New faces were at the helm and around the table as the Upper Delaware Council (UDC) kicked off the new year at its January 5 meeting. After acknowledging the new representatives, retiring UDC chairman Larry Richardson handed over the gavel to Town of Lumberland representative Nadia Rajsz, who will serve as chairman for 2012.
Rajsz, who last held the post in 2004, said “things were a little easier” at that time, and encouraged council members to work together. “I’m hoping for 2012 that we act more as a cohesive body in protecting the river valley,” she said. “That is our charge.”
Before the meeting concluded, Rajsz saw that hope realized as council members settled on several letters, two of which had been stalled at previous meetings.
The first letter pertains to the application by Wayne Holbert that seeks to expand two existing five-acre mining permits into one 40-acre major mining permit at the Holbert Brothers Quarry in Lackawaxen Township, PA. The letter cites the UDC’s objections to the permit, noting that the quarry is “already out of substantial compliance with the Land and Water Use Guidelines in the River Management Plan,” (RMP) and further requests a public hearing.
While an earlier committee meeting on the matter failed to move the letter to the full council, a discussion initiated by Richardson brought it back into consideration. “Any project this size we typically would want to comment on,” he said. “There’s never been any effort on this council to shut these people down or not allow them to operate, so this could be an opportunity for some discussion between the parties. Maybe there’s an opportunity for some compromise to see if there isn’t a way for all of us to win.”
Town of Highland representative Andy Boyar agreed, adding, “All we’re asking for is to have a seat at the table to open a dialogue or discussion.” Town of Hancock representative Fred Peckham agreed, but added that the discussion should have taken place earlier in the process. He noted that the RMP makes provisions to address individual property owners to satisfy a non-conforming condition.
National Park Service Superintendent Sean McGuinness said that he had spoken to Holbert earlier that day and “it’s looking like we’re going to be able to come to a pretty good solution.” McGuinness reminded the council, “All you’re asking for is a hearing to specifically look at the conditions of the permit.

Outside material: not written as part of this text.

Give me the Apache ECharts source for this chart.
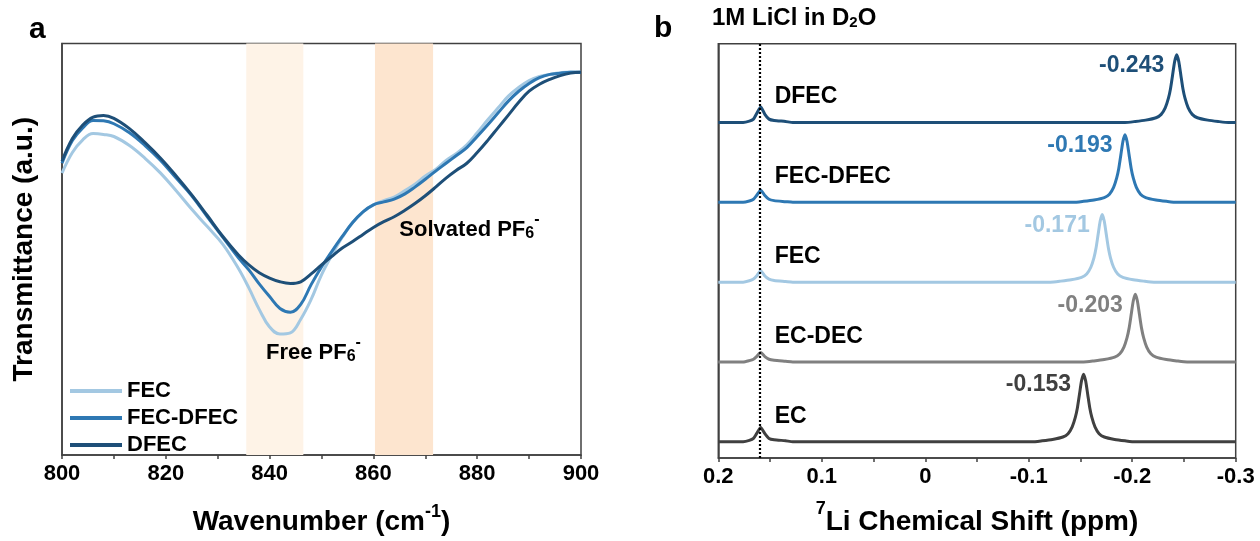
<!DOCTYPE html>
<html>
<head>
<meta charset="utf-8">
<script src="https://cdn.jsdelivr.net/npm/echarts@6/dist/echarts.min.js"></script>
<style>
  html, body { margin: 0; padding: 0; background: #fff; }
  #chart { width: 1260px; height: 541px; }
</style>
</head>
<body>
<div id="chart"></div>
<script>
// ---------- Panel a: FTIR spectra (transmittance, a.u.) ----------
const wavenumbers = [800,802,804,806,808,810,813,816,819,822,825,828,831,834,836,838,840,842,844,846,848,850,852,854,856,858,860,862,864,866,868,870,872,874,876,878,880,882,884,886,888,890,892,894,896,898,900];
const ftirFEC = [68.5,73.5,76.6,78.1,77.9,77.4,75.2,72.1,68.5,64.2,59.7,55.5,51.2,45.3,40.6,35.4,31.1,29.4,29.7,33.0,37.8,43.8,48.6,52.9,56.5,59.1,60.8,61.8,62.7,64.2,65.8,67.8,69.4,71.6,73.3,75.4,78.3,81.4,84.3,87.2,89.3,91.0,92.0,92.5,92.9,93.1,93.0];
const ftirFECDFEC = [70.9,76.4,79.5,81.3,81.2,80.5,78.3,75.2,71.6,67.3,63.0,57.9,52.9,47.9,45.0,41.6,38.5,35.6,34.7,36.6,41.4,45.7,49.5,53.1,56.5,59.1,60.8,61.5,62.2,63.4,65.1,67.0,69.0,70.9,72.8,74.7,77.4,80.2,83.1,86.0,88.4,90.3,91.7,92.5,92.8,93.0,93.0];
const ftirDFEC = [71.4,76.9,80.2,82.1,82.5,81.8,79.3,75.9,72.1,67.8,63.2,58.2,53.1,48.6,46.2,44.3,43.0,42.1,41.7,42.1,44.0,46.2,48.3,50.3,51.9,53.6,55.3,56.7,57.9,59.4,61.1,63.0,65.1,67.3,69.2,70.9,73.5,76.4,79.5,82.6,85.7,88.4,90.1,91.3,92.2,92.8,93.0];
const ftirNames = ['FEC', 'FEC-DFEC', 'DFEC'];
const ftirTicks = [800, 820, 840, 860, 880, 900];
// shaded regions: free PF6- and solvated PF6- bands (cm-1)
const freeBand = [835.5, 846.5];
const solvatedBand = [860.3, 871.5];

// ---------- Panel b: 7Li NMR spectra ([ppm, normalised intensity]) ----------
const nmrEC = [[0.2,0],[0.176,0],[0.17,0.02],[0.166,0.05],[0.163,0.12],[0.159,0.21],[0.155,0.12],[0.151,0.05],[0.146,0.03],[0.135,0.015],[0.128,0],
  [-0.103,0],[-0.113,0.015],[-0.123,0.035],[-0.133,0.07],[-0.138,0.12],[-0.142,0.22],[-0.145,0.36],[-0.147,0.5],[-0.149,0.7],[-0.151,0.9],[-0.153,1],
  [-0.155,0.9],[-0.157,0.7],[-0.159,0.5],[-0.161,0.36],[-0.164,0.22],[-0.168,0.12],[-0.173,0.07],[-0.183,0.035],[-0.193,0.015],[-0.203,0],[-0.3,0]];
const nmrECDEC = [[0.2,0],[0.176,0],[0.17,0.02],[0.166,0.04],[0.163,0.08],[0.159,0.14],[0.155,0.08],[0.151,0.04],[0.146,0.025],[0.135,0.01],[0.128,0],
  [-0.153,0],[-0.163,0.015],[-0.173,0.035],[-0.183,0.07],[-0.188,0.12],[-0.192,0.22],[-0.195,0.36],[-0.197,0.5],[-0.199,0.7],[-0.201,0.9],[-0.203,1],
  [-0.205,0.9],[-0.207,0.7],[-0.209,0.5],[-0.211,0.36],[-0.214,0.22],[-0.218,0.12],[-0.223,0.07],[-0.233,0.035],[-0.243,0.015],[-0.253,0],[-0.3,0]];
const nmrFEC = [[0.2,0],[0.176,0],[0.17,0.02],[0.166,0.045],[0.163,0.09],[0.159,0.17],[0.155,0.09],[0.151,0.045],[0.146,0.025],[0.135,0.01],[0.128,0],
  [-0.121,0],[-0.131,0.015],[-0.141,0.035],[-0.151,0.07],[-0.156,0.12],[-0.16,0.22],[-0.163,0.36],[-0.165,0.5],[-0.167,0.7],[-0.169,0.9],[-0.171,1],
  [-0.173,0.9],[-0.175,0.7],[-0.177,0.5],[-0.179,0.36],[-0.182,0.22],[-0.186,0.12],[-0.191,0.07],[-0.201,0.035],[-0.211,0.015],[-0.221,0],[-0.3,0]];
const nmrFECDFEC = [[0.2,0],[0.176,0],[0.17,0.02],[0.166,0.045],[0.163,0.1],[0.159,0.18],[0.155,0.1],[0.151,0.045],[0.146,0.025],[0.135,0.01],[0.128,0],
  [-0.143,0],[-0.153,0.015],[-0.163,0.035],[-0.173,0.07],[-0.178,0.12],[-0.182,0.22],[-0.185,0.36],[-0.187,0.5],[-0.189,0.7],[-0.191,0.9],[-0.193,1],
  [-0.195,0.9],[-0.197,0.7],[-0.199,0.5],[-0.201,0.36],[-0.204,0.22],[-0.208,0.12],[-0.213,0.07],[-0.223,0.035],[-0.233,0.015],[-0.243,0],[-0.3,0]];
const nmrDFEC = [[0.2,0],[0.176,0],[0.17,0.02],[0.166,0.05],[0.163,0.13],[0.159,0.23],[0.155,0.12],[0.151,0.05],[0.146,0.03],[0.135,0.015],[0.128,0],
  [-0.193,0],[-0.203,0.015],[-0.213,0.035],[-0.223,0.07],[-0.228,0.12],[-0.232,0.22],[-0.235,0.36],[-0.237,0.5],[-0.239,0.7],[-0.241,0.9],[-0.243,1],
  [-0.245,0.9],[-0.247,0.7],[-0.249,0.5],[-0.251,0.36],[-0.254,0.22],[-0.258,0.12],[-0.263,0.07],[-0.273,0.035],[-0.283,0.015],[-0.293,0],[-0.3,0]];
const nmrNames = ['EC', 'EC-DEC', 'FEC', 'FEC-DFEC', 'DFEC'];
const nmrPeaks = [-0.153, -0.203, -0.171, -0.193, -0.243];
const nmrOffsets = [0.24, 1.42, 2.60, 3.78, 4.96];
const nmrTicks = [0.2, 0.1, 0, -0.1, -0.2, -0.3];
const referenceShift = 0.159; // 1M LiCl in D2O

// ---------- styling ----------
const FONT = "'Liberation Sans', Arial, Helvetica, sans-serif";
const AXIS = '#404040';
const ftirColors = { 'FEC': '#a3c8e2', 'FEC-DFEC': '#2e78b3', 'DFEC': '#1e4f78' };
const nmrColors = { 'EC': '#404040', 'EC-DEC': '#808080', 'FEC': '#a3c8e2', 'FEC-DFEC': '#2e78b3', 'DFEC': '#1e4f78' };

const bold = (size, extra) => Object.assign({ fontFamily: FONT, fontWeight: 'bold', fontSize: size, color: '#000' }, extra || {});
// invisible anchor points that only carry text labels
const anchorStyle = { color: 'transparent', opacity: 1 };

function xAxisBase(gridIndex, ticks, nameRich, name, gap) {
  const lo = Math.min(...ticks), hi = Math.max(...ticks);
  return {
    type: 'value', gridIndex, min: lo, max: hi,
    interval: Math.abs(ticks[1] - ticks[0]),
    name, nameLocation: 'middle', nameGap: gap,
    nameTextStyle: { rich: nameRich },
    axisLine: { show: true, onZero: false, lineStyle: { color: AXIS, width: 1.5 } },
    axisTick: { show: true, inside: false, length: 4, lineStyle: { color: AXIS, width: 1.5 } },
    minorTick: { show: true, splitNumber: 2, length: 4, lineStyle: { color: AXIS, width: 1.5 } },
    splitLine: { show: false },
    axisLabel: Object.assign(bold(22), { margin: 8, showMinLabel: true, showMaxLabel: true })
  };
}

// axis titles with a superscript part
const supRichA = {
  t: bold(28, { lineHeight: 40, verticalAlign: 'bottom' }),
  s: bold(18, { lineHeight: 22, verticalAlign: 'top', padding: [7, 0, 0, 0] })
};
const supRichB = {
  t: bold(28, { lineHeight: 40, verticalAlign: 'bottom' }),
  s: bold(18, { lineHeight: 22, verticalAlign: 'top', padding: [4, 0, 0, 0] })
};

const pfRich = {
  t: bold(22, { lineHeight: 30, verticalAlign: 'bottom' }),
  s: bold(16, { lineHeight: 14, verticalAlign: 'bottom' }),
  p: bold(16, { lineHeight: 14, verticalAlign: 'top' })
};

const ftirSets = { 'FEC': ftirFEC, 'FEC-DFEC': ftirFECDFEC, 'DFEC': ftirDFEC };
const nmrSets = { 'EC': nmrEC, 'EC-DEC': nmrECDEC, 'FEC': nmrFEC, 'FEC-DFEC': nmrFECDFEC, 'DFEC': nmrDFEC };

const series = [];

// shaded bands behind the FTIR curves
series.push({
  type: 'line', xAxisIndex: 0, yAxisIndex: 0, data: [], silent: true, z: 0,
  markArea: {
    silent: true,
    data: [
      [{ xAxis: freeBand[0], itemStyle: { color: '#fef3e7' } }, { xAxis: freeBand[1] }],
      [{ xAxis: solvatedBand[0], itemStyle: { color: '#fde5cf' } }, { xAxis: solvatedBand[1] }]
    ]
  }
});

ftirNames.forEach(name => {
  series.push({
    name, type: 'line', xAxisIndex: 0, yAxisIndex: 0, z: 3,
    data: wavenumbers.map((w, i) => [w, ftirSets[name][i]]),
    smooth: 0.4, showSymbol: false, symbol: 'none',
    lineStyle: { color: ftirColors[name], width: 3 },
    itemStyle: { color: ftirColors[name] }
  });
});

// band annotations
series.push({
  type: 'scatter', xAxisIndex: 0, yAxisIndex: 0, silent: true, symbolSize: 1, z: 5,
  itemStyle: anchorStyle,
  data: [
    { value: [839.4, 25.6], label: { formatter: '{t|Free PF}{s|6}{p|-}' } },
    { value: [865.1, 55.5], label: { formatter: '{t|Solvated PF}{s|6}{p|-}' } }
  ],
  label: { show: true, position: [0, 0], align: 'left', verticalAlign: 'middle', rich: pfRich }
});

// NMR traces, stacked with vertical offsets
nmrNames.forEach((name, k) => {
  const s = {
    name: 'NMR ' + name, type: 'line', xAxisIndex: 1, yAxisIndex: 1, z: 3,
    data: nmrSets[name].map(p => [p[0], p[1] + nmrOffsets[k]]),
    smooth: 0.2, showSymbol: false, symbol: 'none',
    lineStyle: { color: nmrColors[name], width: 3 },
    itemStyle: { color: nmrColors[name] }
  };
  if (k === 0) {
    s.markLine = {
      silent: true, symbol: 'none', label: { show: false },
      lineStyle: { color: '#000', width: 2.2, type: [2, 2] },
      data: [{ xAxis: referenceShift }]
    };
  }
  series.push(s);
});

// peak position labels
series.push({
  type: 'scatter', xAxisIndex: 1, yAxisIndex: 1, silent: true, symbolSize: 1, z: 5,
  itemStyle: anchorStyle,
  data: nmrNames.map((name, k) => ({
    value: [nmrPeaks[k], nmrOffsets[k] + 1],
    label: {
      show: true, position: 'left', distance: 12, offset: [0, 11],
      formatter: nmrPeaks[k].toFixed(3),
      ...bold(23, { color: nmrColors[name] })
    }
  }))
});

// sample name labels
series.push({
  type: 'scatter', xAxisIndex: 1, yAxisIndex: 1, silent: true, symbolSize: 1, z: 5,
  itemStyle: anchorStyle,
  data: nmrNames.map((name, k) => ({
    value: [0.145, nmrOffsets[k]],
    label: {
      show: true, position: [0, 0], offset: [0, -25], align: 'left', verticalAlign: 'middle',
      formatter: name, ...bold(23)
    }
  }))
});

const option = {
  backgroundColor: '#fff',
  animation: false,
  grid: [
    { left: 62, top: 43.5, width: 519, height: 417.2, show: true, borderColor: AXIS, borderWidth: 1.5, backgroundColor: 'transparent' },
    { left: 718.3, top: 43.7, width: 517.4, height: 416.3, show: true, borderColor: AXIS, borderWidth: 1.5, backgroundColor: 'transparent' }
  ],
  xAxis: [
    xAxisBase(0, ftirTicks, supRichA, '{t|Wavenumber (cm}{s|-1}{t|)}', 41),
    Object.assign(xAxisBase(1, nmrTicks, supRichB, '{s|7}{t|Li Chemical Shift (ppm)}', 38), { inverse: true })
  ],
  yAxis: [
    {
      type: 'value', gridIndex: 0, min: 0, max: 100,
      name: 'Transmittance (a.u.)', nameLocation: 'middle', nameGap: 24,
      nameTextStyle: bold(28),
      axisLine: { show: true, onZero: false, lineStyle: { color: AXIS, width: 1.5 } },
      axisTick: { show: false }, axisLabel: { show: false }, splitLine: { show: false }
    },
    {
      type: 'value', gridIndex: 1, min: 0, max: 6.125,
      axisLine: { show: true, onZero: false, lineStyle: { color: AXIS, width: 1.5 } },
      axisTick: { show: false }, axisLabel: { show: false }, splitLine: { show: false }
    }
  ],
  legend: {
    data: ftirNames, orient: 'vertical', left: 70, top: 379, padding: 0,
    icon: 'rect', itemWidth: 52, itemHeight: 4, itemGap: 3,
    textStyle: bold(22, { lineHeight: 24 }),
    selectedMode: false
  },
  graphic: [
    { type: 'text', left: 29, top: 15, style: Object.assign({ text: 'a' }, bold(30)) },
    { type: 'text', left: 654, top: 14, style: Object.assign({ text: 'b' }, bold(30)) },
    {
      type: 'text', left: 712, top: 6,
      style: {
        text: '{t|1M LiCl in D}{s|2}{t|O}',
        rich: {
          t: bold(24, { lineHeight: 26, verticalAlign: 'bottom' }),
          s: bold(15, { lineHeight: 12, verticalAlign: 'bottom' })
        }
      }
    }
  ],
  series
};

const chart = echarts.init(document.getElementById('chart'), null, { renderer: 'canvas' });
chart.setOption(option);
</script>
</body>
</html>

It’s an opportunity to review the permit conditions and talk about it. It would be prudent that you go on record asking for a hearing.”
McGuinness said he had also spoken with Lackawaxen Township Supervisor Brian Stuart. “I feel pretty confident that this is all going to work out,” he added. The UDC voted to send the letter, with Peckham and Lackawaxen Township representative John McKay abstaining.
The council also approved a letter to the New York State Department of Environmental Conservation (DEC) on its draft Supplemental Generic Environmental Impact Statement. The letter had been defeated at the UDC’s December meeting following a divisive discussion, and sent back to committee.
The revised letter, which requests that “no permits for natural gas well pads, or ancillary facilities, be approved within the Congressionally-designated Upper Delaware Scenic and Recreational River corridor,” along with several additional points, was approved without further discussion. It also opposes “any state regulations that diminish towns’ existing home rule authorities or jeopardize private property rights.”
A third letter, to Pennsylvania Governor Tom Corbett, asks for a veto of Senate Bill 1100 and House Bill 1950 amending the Oil and Gas Act, and “any other legislative attempt to centralize authority that is properly vested at the local level,” and was also approved by the UDC. Copies of all three letters are available at the UDC office on Bridge Street in Narrowsburg or by calling 845/252-3022.
In other matters, Delaware River Basin Commission Executive Director (DRBC) Carol Collier said that the organization expects to “know a path forward” in several weeks regarding its proposed natural gas regulations, which were stalled by DRBC commissioners in late 2011.
William Rudge of the DEC said that a marine fishing registry is being implemented to provide more accurate data on migratory fish populations. An illegal tilapia fish aquaculture operation that was constructed on Big Island near Callicoon has been shut down and is in the process of being restored to its prior condition. The NPS has contacted the U.S. Fish and Wildlife Service, which is conducting an investigation related to wildlife that died when it became trapped in netting installed over the excavated ponds.
Acting executive director Laurie Ramie noted that the council’s website has become an “attack site,” which may install viruses on computers attempting to access it. Ramie urged caution while the site is being repaired.
The UDC nominations committee announced that it will need additional time to identify a new nominee for vice chairman of the council. Last month, it had nominated Shohola Township, PA representative Scott Rando for the post. But in a move that confirmed suspicions raised at the last UDC meeting (see www.river  reporteronline.com/news/14/2011/12/07/udc-grapples-comments-nys-draft-sgeis-executive-director-douglass-retire), Shohola supervisors replaced Rando with Shohola Township landowner Pat Jeffer at its reorganizational meeting on January 3, saying that it was time for a change.
Other new representatives included Alex Cena of Westfall Township, PA (a post which had been vacant) and Al Henry of Berlin Township, PA, who replaces Lillian Russell.